Me and my sweat stained mount cantered up to the volleyball court at the very end of the match. No one noticed. The game was tied. I wasn’t going to play. Not at that point. It was their game. Their world. And I was just a spectator looking in.

Two days later Carrie and I were on the midnight train back to San Luis Potosi and from there to our respective exchange families. As she slumped her sleeping head on my shoulder, I pondered how best to describe this trip to Ramon. If I got too excited about my adventures in a simpler, throwback place, he might think me ungrateful for his luxurious, high end hospitality.

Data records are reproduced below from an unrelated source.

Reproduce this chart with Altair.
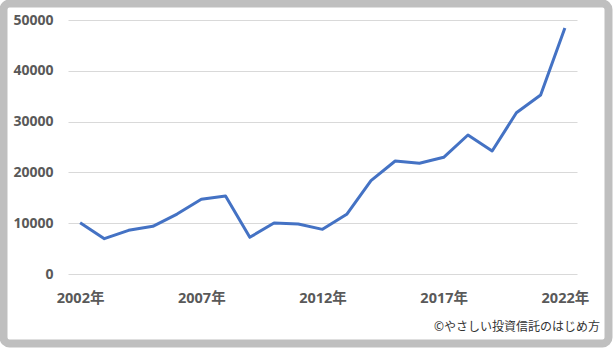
import altair as alt
import pandas as pd

years = list(range(2002, 2023))
values = [10100, 6950, 8600, 9390, 11800, 14700, 15350, 7220, 10040, 9840, 8790,
          11750, 18370, 22240, 21790, 22970, 27360, 24210, 31750, 35240, 48430]
credit = "©やさしい投資信託のはじめ方"

df = pd.DataFrame({"year": years, "value": values})

FONT = "Noto Sans, Noto Sans CJK JP"

# gray frame drawn as a stroked rectangle around the whole page (page coords minus padding)
frame = alt.Chart(pd.DataFrame({"a": [0]})).mark_rect(
    filled=False, stroke="#BFBFBF", strokeWidth=8, cornerRadius=6
).encode(
    x=alt.value(-68 + 3.5), x2=alt.value(613 - 68 - 4.5),
    y=alt.value(-20 + 3.5), y2=alt.value(348 - 20 - 4.5)
)

line = alt.Chart(df).mark_line(color="#4472C4", strokeWidth=3, strokeJoin="round").encode(
    x=alt.X("year:O", title=None,
            scale=alt.Scale(type="point", padding=0.5),
            axis=alt.Axis(labelAngle=0, ticks=False, domain=False, grid=False,
                          labelExpr="datum.value % 5 == 2 ? datum.value + '年' : ''",
                          labelFont=FONT, labelFontSize=14.5, labelFontWeight="bold",
                          labelColor="#595959", labelPadding=17)),
    y=alt.Y("value:Q", title=None,
            scale=alt.Scale(domain=[0, 50000], nice=False),
            axis=alt.Axis(values=[0, 10000, 20000, 30000, 40000, 50000], format="d",
                          ticks=False, domain=False, gridColor="#D9D9D9",
                          labelFont=FONT, labelFontSize=14, labelFontWeight="bold",
                          labelColor="#595959", labelPadding=15)),
)

text = alt.Chart(pd.DataFrame({"t": [credit]})).mark_text(
    align="right", baseline="middle", font=FONT, fontSize=12, color="#333333"
).encode(text="t:N", x=alt.value(532), y=alt.value(307))

chart = alt.layer(line, text, frame).properties(
    width=509, height=254,
    autosize=alt.AutoSizeParams(type="none"),
    padding={"left": 68, "top": 20, "right": 36, "bottom": 74},
    background="white",
).configure_view(stroke=None)

chart.save("out.html", embed_options={"renderer": "svg", "actions": False})
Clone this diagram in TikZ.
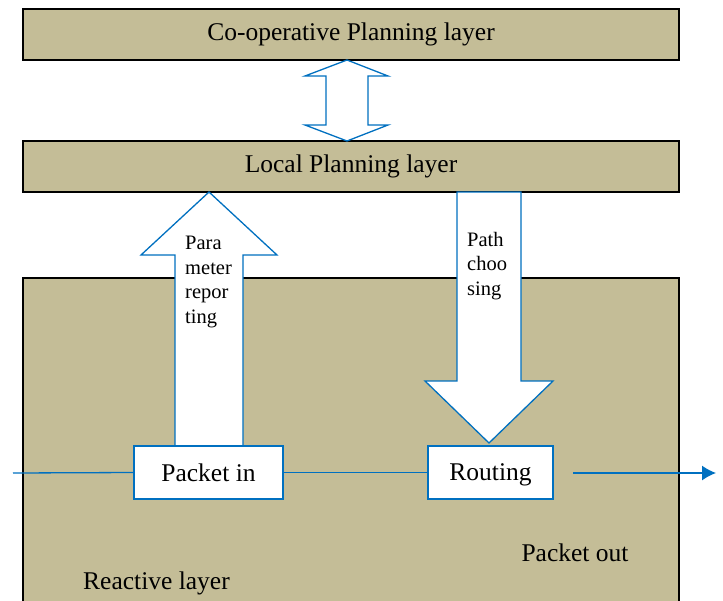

I didn’t want to offend him. After all, he had generously and graciously put me up for six weeks in his beautiful home and, I think, enjoyed my company, the chance to use his business English and the nightly three-ball competition.

What could I say? It was all good.

Footnote: The area has certainly changed in the intervening sixty years since my visit. There were no hotels in Tamasopo, no busses or packaged tours back then. I’m sure the natural scenery is still just as dramatic and beautiful, if more crowded. And perhaps the hospitality shown to us two Americans was a forerunner to the burgeoning tourist industry in the region. Incidentally, I did arrange for one of our welcoming Tamasopo friends, a young woman named Chayo, to come and stay in our Michigan home for a semester in high school with my sister.